SPOKANE, Wash. — A United Airlines flight that left Spokane International on Friday morning on its way to Denver had to divert to Seattle after it struck a bird with its windshield.

A spokesperson for United said all passengers aboard the flight are safe.

“Shortly after takeoff, United Airlines flight 812 from Spokane, WA to Denver experienced a bird strike and safely diverted to Seattle. Customers will continue their journey to Denver this morning,” United said in a statement.

RELATED: Flight from Spokane to Denver diverted after bird strike

This raises questions about bird strikes and planes, such as why strikes are diverted to other airports, and just how many of these incidents happen each year. We set out to answer some of those questions here.

Why did the plane divert to Seattle if Denver is in the opposite direction?

Glenn Farley, KING 5 Seattle’s aviation specialist, says that Sea-Tac “is considered a significant diversionary airport and can accommodate all planes on its runways and ramps. Its gates aren’t really set up for an A-380 (the plane struck today), but they could deal with it should they get one.”

How many bird strikes happen in the United States each year?

The FAA says there were 194,000 reported wildlife strikes in the U.S. between 1990 and 2017. About 14,400 of these happened in 2017 at 700 airports in the country. In addition to domestic wildlife strikes, 4,000 more of these incidents were reported by U.S air carriers at foreign airports from 1990-2017.

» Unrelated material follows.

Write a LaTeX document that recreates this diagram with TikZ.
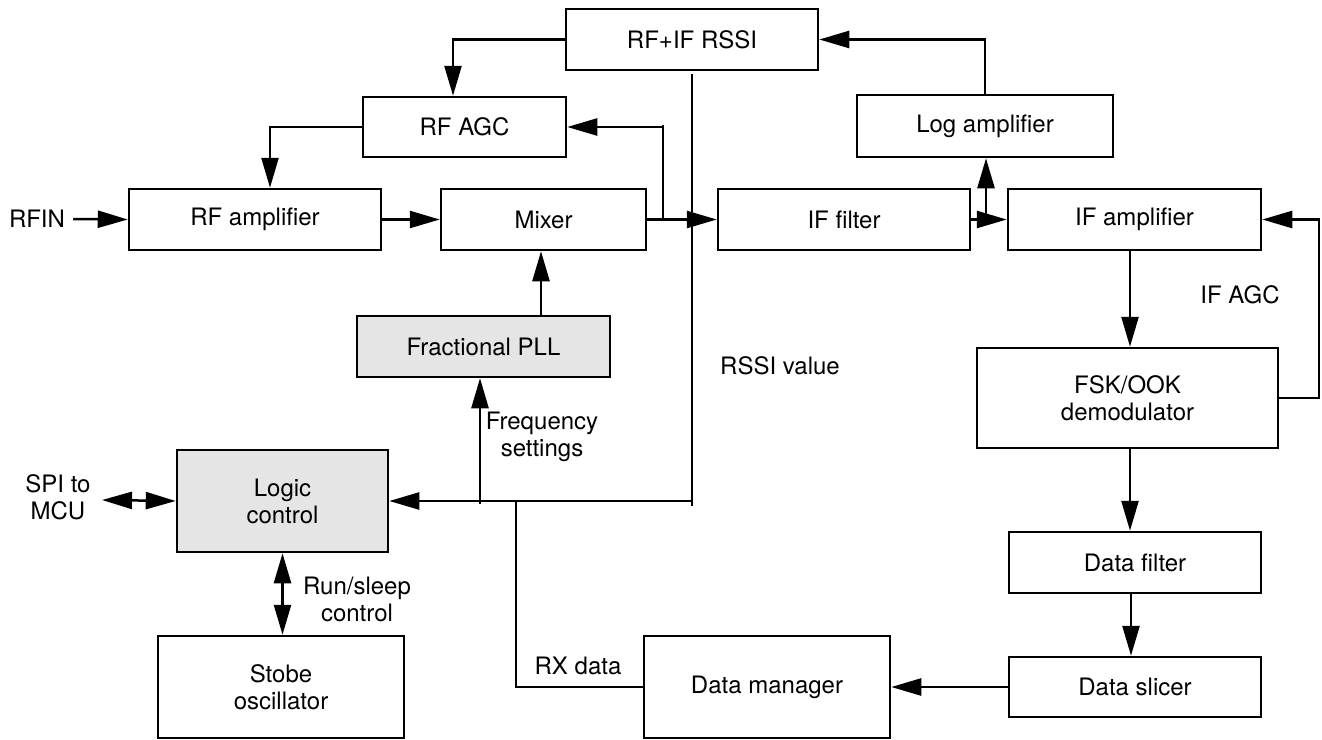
\documentclass[tikz,border=0pt]{standalone}
\usepackage{fontspec}
\setmainfont{TeX Gyre Heros}
\usetikzlibrary{arrows.meta}
\begin{document}
\begin{tikzpicture}[x=0.5pt,y=-0.5pt,line width=1.25pt,
  txt/.style={font=\fontsize{12}{13.5}\selectfont},
  box/.style={draw,inner sep=0pt,align=center,txt},
  shaded/.style={box,fill=black!10},
  lbl/.style={align=center,inner sep=0pt,txt},
  arr/.style={-{Triangle[length=15pt,width=8.5pt]}},
  dbl/.style={{Triangle[length=15pt,width=8.5pt]}-{Triangle[length=15pt,width=8.5pt]}}]
\useasboundingbox (0,0) rectangle (1322,739);

% blocks
\node[box,minimum width=126pt,minimum height=30.5pt] (rssi) at (692,39.5) {RF+IF RSSI};
\node[box,minimum width=101.5pt,minimum height=30pt] (rfagc) at (464.5,127) {RF AGC};
\node[box,minimum width=128pt,minimum height=31pt] (logamp) at (985,126) {Log amplifier};
\node[box,minimum width=126pt,minimum height=30.5pt] (rfamp) at (255,219.5) {RF amplifier};
\node[box,minimum width=102.5pt,minimum height=30.5pt] (mixer) at (543.5,219.5) {Mixer};
\node[box,minimum width=126pt,minimum height=30.5pt] (iff) at (844,219.5) {IF filter};
\node[box,minimum width=126.5pt,minimum height=30.5pt] (ifamp) at (1134.5,219.5) {IF amplifier};
\node[shaded,minimum width=126.5pt,minimum height=30.5pt] (pll) at (483.5,346.5) {Fractional PLL};
\node[box,minimum width=150.5pt,minimum height=50pt] (fsk) at (1127.5,398) {FSK/OOK\\demodulator};
\node[shaded,minimum width=105.5pt,minimum height=51pt] (logic) at (282.5,501) {Logic\\control};
\node[box,minimum width=126pt,minimum height=30.5pt] (dfilt) at (1135,562.5) {Data filter};
\node[box,minimum width=123pt,minimum height=51pt] (stobe) at (281,687) {Stobe\\oscillator};
\node[box,minimum width=123pt,minimum height=51pt] (dman) at (767,687) {Data manager};
\node[box,minimum width=126pt,minimum height=30pt] (dslice) at (1135,687) {Data slicer};

% free labels
\node[lbl,inner xsep=3.5pt] (rfin) at (37,219) {RFIN};
\node[lbl] (spi) at (58,497) {SPI to\\MCU};
\node[lbl] (rssival) at (780,366) {RSSI value};
\node[lbl] (freq) at (542,437) {Frequency\\settings};
\node[lbl] (runsleep) at (357,599) {Run/sleep\\control};
\node[lbl] (rxdata) at (578,666) {RX data};
\node[lbl] (ifagc) at (1240,295) {IF AGC};

% routing points
\coordinate (aj) at (663,219);
\coordinate (at) at (663,125);
\coordinate (rc) at (453,0);
\coordinate (ac) at (270,0);
\coordinate (pm) at (541,0);
\coordinate (rv1) at (692,74);
\coordinate (rv2) at (692,506);
\coordinate (fq) at (480,504);
\coordinate (rx) at (516,501);
\coordinate (spiend) at (102,500);
\coordinate (lj) at (986,220);
\coordinate (dcol) at (1130,0);
\coordinate (scol) at (1131,0);
\coordinate (agc) at (1319,0);

% RF chain
\draw[arr] (rfin.east) -- (rfamp.west);
\draw[arr] (rfamp.east) -- (mixer.west);
\draw[arr] (mixer.east) -- (iff.west);
\draw (aj) -- (at);
\draw[arr] (at |- rfagc.east) -- (rfagc.east);
\draw[arr] (rssi.west) -| (rfagc.north -| rc);
\draw[arr] (rfagc.west) -| (rfamp.north -| ac);
\draw[arr] (pll.north -| pm) -- (mixer.south -| pm);

% IF chain
\draw[arr] (iff.east) -- (ifamp.west);
\draw[arr] (lj) -- (lj |- logamp.south);
\draw[arr] (logamp.north) |- (rssi.east);
\draw[arr] (ifamp.south -| dcol) -- (fsk.north -| dcol);
\draw[arr] (fsk.east) -- (fsk.east -| agc) -- (ifamp.east -| agc) -- (ifamp.east);
\draw[arr] (fsk.south -| dcol) -- (dfilt.north -| dcol);
\draw[arr] (dfilt.south -| scol) -- (dslice.north -| scol);
\draw[arr] (dslice.west) -- (dslice.west -| dman.east);

% RSSI value, frequency settings and RX data
\draw (rv1) -- (rv2);
\draw[arr] (rv2 |- logic.east) -- (logic.east);
\draw[arr] (fq) -- (fq |- pll.south);
\draw (rx) |- (dman.west);

% control links
\draw[dbl] (spiend) -- (logic.west);
\draw[dbl] (logic.south) -- (stobe.north -| logic.south);
\end{tikzpicture}
\end{document}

According to FAA statistics, 97 percent of wildlife strikes are birds.

As for Spokane, Marketing and Communications Manager Britt DeTienne says the airport has averaged 37 bird strikes annually over the past three years, but only one or two has damaged aircraft. Last year saw 38 reported incidents of bird strikes.

Glenn Farley says that “getting to a crash level is extremely rare, but there have been close calls worldwide with geese crashing through windshields and other major stuff.” 

Alexa Block, a KREM 2 reporter on the flight, says the captain told passengers the plane hit a flock of geese. 

The first bird strike in history was reported by Orville Wright over a corn field in Ohio in 1905.

How dangerous are bird strikes in air travel?

From 1988 to 2017, the FAA says there have been 287 deaths due to wildlife strikes globally. An additional 311 human injuries aboard U.S civilian flights from 1990 to 2017 have come due to wildlife strikes.

Eastern Air Lines Flight 375 crashed into Boston Harbor after striking a flock of European starlings upon take-off on Oct. 4, 1960, leading to 62 fatalities and the largest loss of life due a bird strike in history.

As for danger to aircraft, engines are the most commonly damaged part of an aircraft due to bird strikes.

Do aircraft like the one struck today have windshield wipers?

United Airlines flight 812, the one that struck a bird during takeoff today, is an Airbus A320. These planes do have windshield wipers, as most passenger jets do.